> EXERCISE
Omit all images, then repeat exactly the lines below from the one containing "Recreate this image as a web" through the one containing "const seriesName = 'Responses';", both ends included.
******
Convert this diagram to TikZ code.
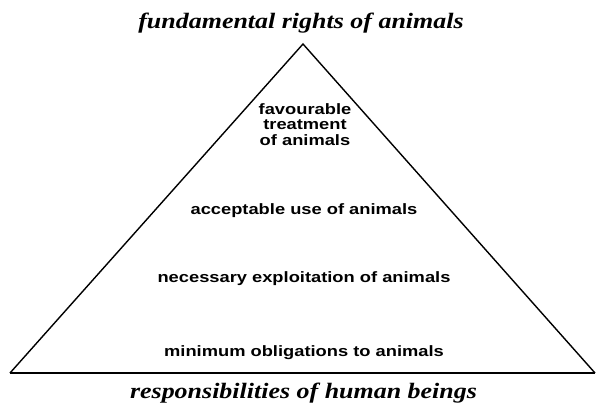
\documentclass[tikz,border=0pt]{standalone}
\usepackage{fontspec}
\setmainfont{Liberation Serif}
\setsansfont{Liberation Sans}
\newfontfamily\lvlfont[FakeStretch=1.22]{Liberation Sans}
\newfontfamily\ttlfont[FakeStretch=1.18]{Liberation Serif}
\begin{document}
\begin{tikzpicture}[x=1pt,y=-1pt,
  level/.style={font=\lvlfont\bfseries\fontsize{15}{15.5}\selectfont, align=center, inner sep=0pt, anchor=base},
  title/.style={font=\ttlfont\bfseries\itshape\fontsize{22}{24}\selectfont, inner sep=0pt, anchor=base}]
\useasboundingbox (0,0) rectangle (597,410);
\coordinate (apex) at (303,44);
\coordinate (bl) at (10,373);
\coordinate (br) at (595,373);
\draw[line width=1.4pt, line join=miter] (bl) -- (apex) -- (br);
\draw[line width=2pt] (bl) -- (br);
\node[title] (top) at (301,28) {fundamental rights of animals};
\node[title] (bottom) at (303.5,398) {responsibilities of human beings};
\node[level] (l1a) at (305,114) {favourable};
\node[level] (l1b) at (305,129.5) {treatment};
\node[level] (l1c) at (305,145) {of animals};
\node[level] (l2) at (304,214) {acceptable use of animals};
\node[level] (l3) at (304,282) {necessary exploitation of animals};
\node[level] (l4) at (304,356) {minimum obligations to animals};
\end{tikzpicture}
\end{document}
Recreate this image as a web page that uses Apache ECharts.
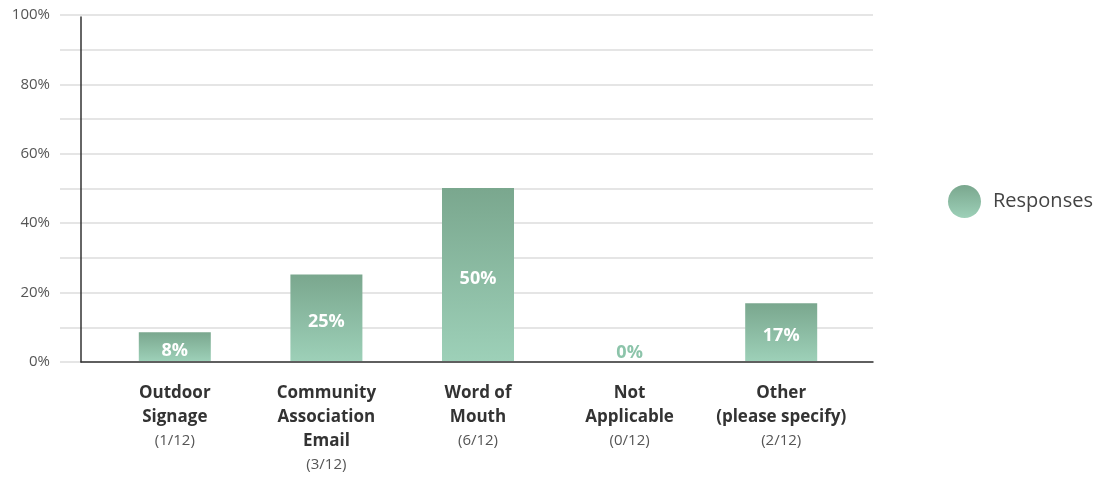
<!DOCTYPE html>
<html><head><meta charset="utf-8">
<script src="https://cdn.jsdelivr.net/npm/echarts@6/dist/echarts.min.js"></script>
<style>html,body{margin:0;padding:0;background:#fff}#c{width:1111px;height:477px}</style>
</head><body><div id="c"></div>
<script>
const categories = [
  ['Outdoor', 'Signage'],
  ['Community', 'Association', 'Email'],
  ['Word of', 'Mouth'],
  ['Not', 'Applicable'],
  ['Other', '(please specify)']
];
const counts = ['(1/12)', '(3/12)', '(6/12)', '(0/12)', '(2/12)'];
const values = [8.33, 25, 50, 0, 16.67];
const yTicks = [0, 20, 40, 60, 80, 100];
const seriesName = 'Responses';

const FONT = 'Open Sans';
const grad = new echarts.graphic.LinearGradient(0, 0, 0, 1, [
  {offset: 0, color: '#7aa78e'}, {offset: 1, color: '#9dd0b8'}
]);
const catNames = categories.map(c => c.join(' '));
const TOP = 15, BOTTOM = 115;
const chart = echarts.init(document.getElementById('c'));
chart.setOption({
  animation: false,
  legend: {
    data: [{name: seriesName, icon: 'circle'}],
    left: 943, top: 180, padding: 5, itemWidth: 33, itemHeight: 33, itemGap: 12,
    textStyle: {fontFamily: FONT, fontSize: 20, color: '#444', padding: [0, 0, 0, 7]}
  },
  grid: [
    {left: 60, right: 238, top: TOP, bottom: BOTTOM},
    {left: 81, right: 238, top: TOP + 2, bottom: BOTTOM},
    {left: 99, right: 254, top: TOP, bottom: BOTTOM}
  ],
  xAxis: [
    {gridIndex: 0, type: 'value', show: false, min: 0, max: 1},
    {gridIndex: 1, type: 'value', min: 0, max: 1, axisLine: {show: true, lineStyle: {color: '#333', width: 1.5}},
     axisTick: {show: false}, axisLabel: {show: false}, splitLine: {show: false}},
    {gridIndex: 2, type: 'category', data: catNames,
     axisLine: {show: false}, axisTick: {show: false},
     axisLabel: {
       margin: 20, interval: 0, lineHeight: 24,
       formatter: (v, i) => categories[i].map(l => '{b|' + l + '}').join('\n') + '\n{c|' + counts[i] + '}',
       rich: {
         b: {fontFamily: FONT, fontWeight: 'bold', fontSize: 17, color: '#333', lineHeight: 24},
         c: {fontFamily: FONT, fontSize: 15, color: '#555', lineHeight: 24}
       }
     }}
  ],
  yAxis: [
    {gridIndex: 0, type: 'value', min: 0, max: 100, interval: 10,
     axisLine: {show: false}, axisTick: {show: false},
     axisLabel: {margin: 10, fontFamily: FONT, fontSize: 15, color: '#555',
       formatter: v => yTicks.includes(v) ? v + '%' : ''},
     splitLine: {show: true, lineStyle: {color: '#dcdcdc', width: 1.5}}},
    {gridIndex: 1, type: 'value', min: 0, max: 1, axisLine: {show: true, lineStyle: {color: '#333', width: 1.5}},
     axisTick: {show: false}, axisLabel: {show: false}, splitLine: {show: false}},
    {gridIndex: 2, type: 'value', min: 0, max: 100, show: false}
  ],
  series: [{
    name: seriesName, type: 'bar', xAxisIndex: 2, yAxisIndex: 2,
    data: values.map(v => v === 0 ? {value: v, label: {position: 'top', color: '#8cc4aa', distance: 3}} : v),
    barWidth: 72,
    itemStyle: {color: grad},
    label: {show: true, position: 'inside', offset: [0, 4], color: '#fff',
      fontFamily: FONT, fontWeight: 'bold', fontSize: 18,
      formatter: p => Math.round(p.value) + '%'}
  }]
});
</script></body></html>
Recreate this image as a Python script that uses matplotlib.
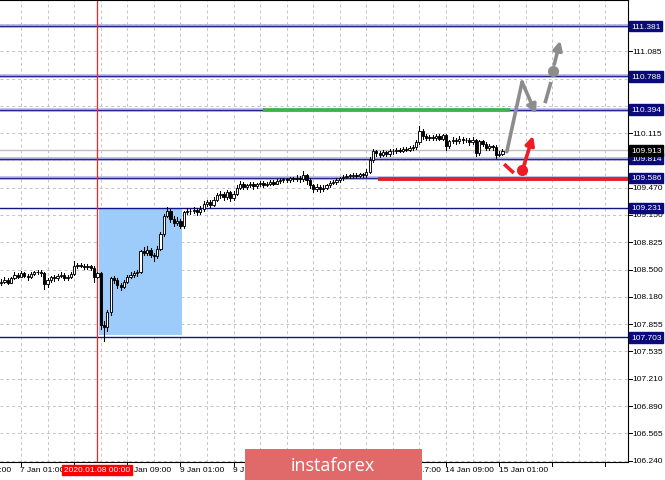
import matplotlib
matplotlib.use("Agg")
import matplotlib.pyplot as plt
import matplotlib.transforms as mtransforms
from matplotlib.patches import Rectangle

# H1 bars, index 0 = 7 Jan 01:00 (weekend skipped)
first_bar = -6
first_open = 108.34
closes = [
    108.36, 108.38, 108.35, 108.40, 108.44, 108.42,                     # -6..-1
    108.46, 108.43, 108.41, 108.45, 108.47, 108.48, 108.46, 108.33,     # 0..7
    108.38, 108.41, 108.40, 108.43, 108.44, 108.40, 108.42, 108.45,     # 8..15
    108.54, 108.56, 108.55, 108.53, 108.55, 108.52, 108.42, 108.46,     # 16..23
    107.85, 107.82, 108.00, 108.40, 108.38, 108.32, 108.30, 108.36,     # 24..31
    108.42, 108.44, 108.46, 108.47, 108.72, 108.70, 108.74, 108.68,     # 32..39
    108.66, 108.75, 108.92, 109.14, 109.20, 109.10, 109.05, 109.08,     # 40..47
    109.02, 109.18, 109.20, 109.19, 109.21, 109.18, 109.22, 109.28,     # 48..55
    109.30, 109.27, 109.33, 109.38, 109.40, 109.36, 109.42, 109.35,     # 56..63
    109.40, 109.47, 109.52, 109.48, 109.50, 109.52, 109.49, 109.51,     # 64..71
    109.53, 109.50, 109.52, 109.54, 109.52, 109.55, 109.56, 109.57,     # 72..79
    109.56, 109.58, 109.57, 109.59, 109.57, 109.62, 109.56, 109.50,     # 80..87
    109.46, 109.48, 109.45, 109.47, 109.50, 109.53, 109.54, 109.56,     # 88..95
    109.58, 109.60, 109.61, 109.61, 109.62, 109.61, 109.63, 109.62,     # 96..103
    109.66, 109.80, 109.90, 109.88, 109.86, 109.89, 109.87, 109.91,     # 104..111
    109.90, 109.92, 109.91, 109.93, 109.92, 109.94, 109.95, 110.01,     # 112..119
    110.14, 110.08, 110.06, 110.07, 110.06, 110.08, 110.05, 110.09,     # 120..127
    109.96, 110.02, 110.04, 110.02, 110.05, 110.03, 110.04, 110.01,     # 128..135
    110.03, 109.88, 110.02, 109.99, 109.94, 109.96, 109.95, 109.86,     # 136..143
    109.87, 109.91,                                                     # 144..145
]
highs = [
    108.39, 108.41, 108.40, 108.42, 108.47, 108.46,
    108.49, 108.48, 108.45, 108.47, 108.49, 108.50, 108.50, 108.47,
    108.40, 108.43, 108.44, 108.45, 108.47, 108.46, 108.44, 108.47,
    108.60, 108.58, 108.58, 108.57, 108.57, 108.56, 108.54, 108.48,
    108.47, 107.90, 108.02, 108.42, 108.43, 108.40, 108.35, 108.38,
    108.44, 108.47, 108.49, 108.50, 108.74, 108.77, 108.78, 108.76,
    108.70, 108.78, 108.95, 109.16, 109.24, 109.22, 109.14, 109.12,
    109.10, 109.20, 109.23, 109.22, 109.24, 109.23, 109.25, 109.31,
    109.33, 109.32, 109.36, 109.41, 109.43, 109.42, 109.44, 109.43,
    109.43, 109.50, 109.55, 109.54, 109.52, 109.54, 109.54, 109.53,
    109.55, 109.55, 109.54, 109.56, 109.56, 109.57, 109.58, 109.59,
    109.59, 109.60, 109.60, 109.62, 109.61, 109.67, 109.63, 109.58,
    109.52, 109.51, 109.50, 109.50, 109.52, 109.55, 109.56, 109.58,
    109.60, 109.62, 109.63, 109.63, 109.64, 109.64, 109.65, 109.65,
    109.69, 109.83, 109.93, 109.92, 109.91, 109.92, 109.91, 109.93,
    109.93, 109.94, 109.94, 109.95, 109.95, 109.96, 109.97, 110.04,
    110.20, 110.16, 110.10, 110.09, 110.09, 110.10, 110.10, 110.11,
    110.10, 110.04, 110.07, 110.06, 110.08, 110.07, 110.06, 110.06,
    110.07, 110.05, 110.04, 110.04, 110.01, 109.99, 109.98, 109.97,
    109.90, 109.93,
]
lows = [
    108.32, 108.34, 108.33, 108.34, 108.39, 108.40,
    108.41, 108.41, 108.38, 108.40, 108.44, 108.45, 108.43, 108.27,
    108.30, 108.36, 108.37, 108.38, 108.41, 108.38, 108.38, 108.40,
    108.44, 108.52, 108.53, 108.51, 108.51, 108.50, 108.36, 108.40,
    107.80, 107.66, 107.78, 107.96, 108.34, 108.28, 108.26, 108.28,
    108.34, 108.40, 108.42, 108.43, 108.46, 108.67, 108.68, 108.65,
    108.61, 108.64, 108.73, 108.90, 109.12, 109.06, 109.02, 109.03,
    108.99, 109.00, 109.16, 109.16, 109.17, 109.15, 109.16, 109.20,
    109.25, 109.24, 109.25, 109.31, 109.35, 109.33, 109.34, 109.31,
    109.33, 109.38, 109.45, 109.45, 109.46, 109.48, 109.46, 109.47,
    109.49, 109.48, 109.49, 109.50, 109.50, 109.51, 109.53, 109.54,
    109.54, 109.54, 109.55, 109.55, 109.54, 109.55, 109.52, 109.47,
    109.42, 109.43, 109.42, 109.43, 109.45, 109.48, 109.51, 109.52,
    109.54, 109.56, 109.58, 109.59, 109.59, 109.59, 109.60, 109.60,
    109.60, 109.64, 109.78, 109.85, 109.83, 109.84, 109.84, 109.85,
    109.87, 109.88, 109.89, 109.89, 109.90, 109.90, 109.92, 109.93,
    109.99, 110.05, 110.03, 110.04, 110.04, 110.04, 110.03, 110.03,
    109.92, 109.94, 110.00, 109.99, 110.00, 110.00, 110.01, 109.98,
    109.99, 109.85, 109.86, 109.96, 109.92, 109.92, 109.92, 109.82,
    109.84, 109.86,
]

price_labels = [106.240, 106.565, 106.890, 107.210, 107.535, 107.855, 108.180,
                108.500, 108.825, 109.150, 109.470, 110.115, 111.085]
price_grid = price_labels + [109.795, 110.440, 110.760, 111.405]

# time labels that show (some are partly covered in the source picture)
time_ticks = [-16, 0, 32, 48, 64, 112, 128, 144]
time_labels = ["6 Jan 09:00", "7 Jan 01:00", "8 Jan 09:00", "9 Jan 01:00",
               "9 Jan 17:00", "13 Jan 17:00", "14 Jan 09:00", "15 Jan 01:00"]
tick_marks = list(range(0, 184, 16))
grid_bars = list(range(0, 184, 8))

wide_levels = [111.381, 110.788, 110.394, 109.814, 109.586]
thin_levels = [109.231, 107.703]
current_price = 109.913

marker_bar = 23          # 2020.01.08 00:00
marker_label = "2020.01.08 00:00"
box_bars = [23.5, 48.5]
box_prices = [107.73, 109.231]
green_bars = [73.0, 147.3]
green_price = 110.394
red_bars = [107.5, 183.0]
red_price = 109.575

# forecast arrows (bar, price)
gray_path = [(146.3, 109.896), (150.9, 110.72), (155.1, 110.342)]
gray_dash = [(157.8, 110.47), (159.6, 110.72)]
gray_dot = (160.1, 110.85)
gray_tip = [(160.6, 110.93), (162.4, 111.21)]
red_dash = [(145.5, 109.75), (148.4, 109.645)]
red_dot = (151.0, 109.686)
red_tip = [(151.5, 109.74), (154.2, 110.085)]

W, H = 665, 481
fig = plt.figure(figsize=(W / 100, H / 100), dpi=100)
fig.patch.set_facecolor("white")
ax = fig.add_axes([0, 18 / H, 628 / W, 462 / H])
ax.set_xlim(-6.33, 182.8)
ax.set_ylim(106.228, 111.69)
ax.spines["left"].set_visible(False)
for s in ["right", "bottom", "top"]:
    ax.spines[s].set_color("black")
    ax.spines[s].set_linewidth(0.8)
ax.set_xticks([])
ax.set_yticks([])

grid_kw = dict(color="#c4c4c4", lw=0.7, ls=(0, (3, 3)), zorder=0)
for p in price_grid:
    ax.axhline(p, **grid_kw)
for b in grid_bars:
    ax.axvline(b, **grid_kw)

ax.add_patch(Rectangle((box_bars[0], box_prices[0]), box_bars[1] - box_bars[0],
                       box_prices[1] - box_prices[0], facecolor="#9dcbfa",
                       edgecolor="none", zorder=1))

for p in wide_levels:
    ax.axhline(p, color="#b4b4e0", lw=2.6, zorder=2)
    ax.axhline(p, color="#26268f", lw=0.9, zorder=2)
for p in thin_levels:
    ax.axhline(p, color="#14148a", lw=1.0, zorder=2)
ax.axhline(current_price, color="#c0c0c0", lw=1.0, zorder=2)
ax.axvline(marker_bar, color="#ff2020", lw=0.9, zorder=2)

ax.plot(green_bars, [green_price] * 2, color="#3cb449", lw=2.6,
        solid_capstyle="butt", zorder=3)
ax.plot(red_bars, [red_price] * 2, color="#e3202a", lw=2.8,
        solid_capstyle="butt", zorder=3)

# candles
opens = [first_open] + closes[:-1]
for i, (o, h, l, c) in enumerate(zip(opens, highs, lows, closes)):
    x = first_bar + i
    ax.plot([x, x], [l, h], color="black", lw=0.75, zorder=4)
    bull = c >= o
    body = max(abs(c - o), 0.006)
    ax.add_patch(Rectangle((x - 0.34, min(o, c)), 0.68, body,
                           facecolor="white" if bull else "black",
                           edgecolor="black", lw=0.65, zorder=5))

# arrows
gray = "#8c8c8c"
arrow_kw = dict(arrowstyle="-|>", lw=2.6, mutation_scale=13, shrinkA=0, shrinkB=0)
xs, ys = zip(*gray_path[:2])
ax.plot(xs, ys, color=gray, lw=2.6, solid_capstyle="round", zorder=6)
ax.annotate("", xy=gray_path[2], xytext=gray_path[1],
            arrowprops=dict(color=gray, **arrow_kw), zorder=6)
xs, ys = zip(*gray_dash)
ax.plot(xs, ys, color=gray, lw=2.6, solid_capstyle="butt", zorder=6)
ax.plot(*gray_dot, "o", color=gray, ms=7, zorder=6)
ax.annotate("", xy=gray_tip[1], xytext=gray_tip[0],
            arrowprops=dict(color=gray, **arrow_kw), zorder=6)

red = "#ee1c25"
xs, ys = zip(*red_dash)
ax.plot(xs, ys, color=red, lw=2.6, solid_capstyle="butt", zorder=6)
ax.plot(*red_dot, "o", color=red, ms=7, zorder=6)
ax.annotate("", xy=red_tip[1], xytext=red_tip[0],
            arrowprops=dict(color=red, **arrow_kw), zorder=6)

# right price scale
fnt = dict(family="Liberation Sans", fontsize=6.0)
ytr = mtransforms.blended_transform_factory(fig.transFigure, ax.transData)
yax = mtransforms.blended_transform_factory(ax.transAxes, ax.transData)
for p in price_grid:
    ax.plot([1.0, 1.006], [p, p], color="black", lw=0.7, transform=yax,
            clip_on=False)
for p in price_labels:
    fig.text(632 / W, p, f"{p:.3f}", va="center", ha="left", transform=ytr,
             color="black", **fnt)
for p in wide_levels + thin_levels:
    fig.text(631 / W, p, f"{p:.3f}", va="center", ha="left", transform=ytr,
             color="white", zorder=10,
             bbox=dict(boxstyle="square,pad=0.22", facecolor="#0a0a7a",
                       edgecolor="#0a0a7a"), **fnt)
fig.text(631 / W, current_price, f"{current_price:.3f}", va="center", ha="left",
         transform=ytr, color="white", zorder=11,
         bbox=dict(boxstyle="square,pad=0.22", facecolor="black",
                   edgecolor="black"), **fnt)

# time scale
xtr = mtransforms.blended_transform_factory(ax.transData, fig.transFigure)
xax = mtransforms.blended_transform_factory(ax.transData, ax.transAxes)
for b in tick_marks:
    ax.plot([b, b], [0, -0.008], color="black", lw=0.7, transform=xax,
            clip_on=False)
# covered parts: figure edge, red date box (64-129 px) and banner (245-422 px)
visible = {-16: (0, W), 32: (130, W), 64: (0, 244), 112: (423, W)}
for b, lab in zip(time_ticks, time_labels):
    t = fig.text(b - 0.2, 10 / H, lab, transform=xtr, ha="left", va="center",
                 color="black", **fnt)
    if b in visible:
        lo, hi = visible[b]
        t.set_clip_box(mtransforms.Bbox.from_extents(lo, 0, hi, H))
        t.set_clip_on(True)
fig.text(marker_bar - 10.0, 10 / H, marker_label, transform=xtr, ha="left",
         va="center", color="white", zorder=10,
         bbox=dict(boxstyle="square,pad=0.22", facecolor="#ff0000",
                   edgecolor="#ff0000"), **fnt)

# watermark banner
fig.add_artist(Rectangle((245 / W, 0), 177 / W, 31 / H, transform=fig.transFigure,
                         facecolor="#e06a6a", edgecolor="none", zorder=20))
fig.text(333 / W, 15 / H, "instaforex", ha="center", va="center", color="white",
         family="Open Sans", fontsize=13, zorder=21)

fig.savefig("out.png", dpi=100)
******
> TASK OUTPUT
Recreate this image as a web page that uses Apache ECharts.
<!DOCTYPE html>
<html><head><meta charset="utf-8">
<script src="https://cdn.jsdelivr.net/npm/echarts@6/dist/echarts.min.js"></script>
<style>html,body{margin:0;padding:0;background:#fff}#c{width:1111px;height:477px}</style>
</head><body><div id="c"></div>
<script>
const categories = [
  ['Outdoor', 'Signage'],
  ['Community', 'Association', 'Email'],
  ['Word of', 'Mouth'],
  ['Not', 'Applicable'],
  ['Other', '(please specify)']
];
const counts = ['(1/12)', '(3/12)', '(6/12)', '(0/12)', '(2/12)'];
const values = [8.33, 25, 50, 0, 16.67];
const yTicks = [0, 20, 40, 60, 80, 100];
const seriesName = 'Responses';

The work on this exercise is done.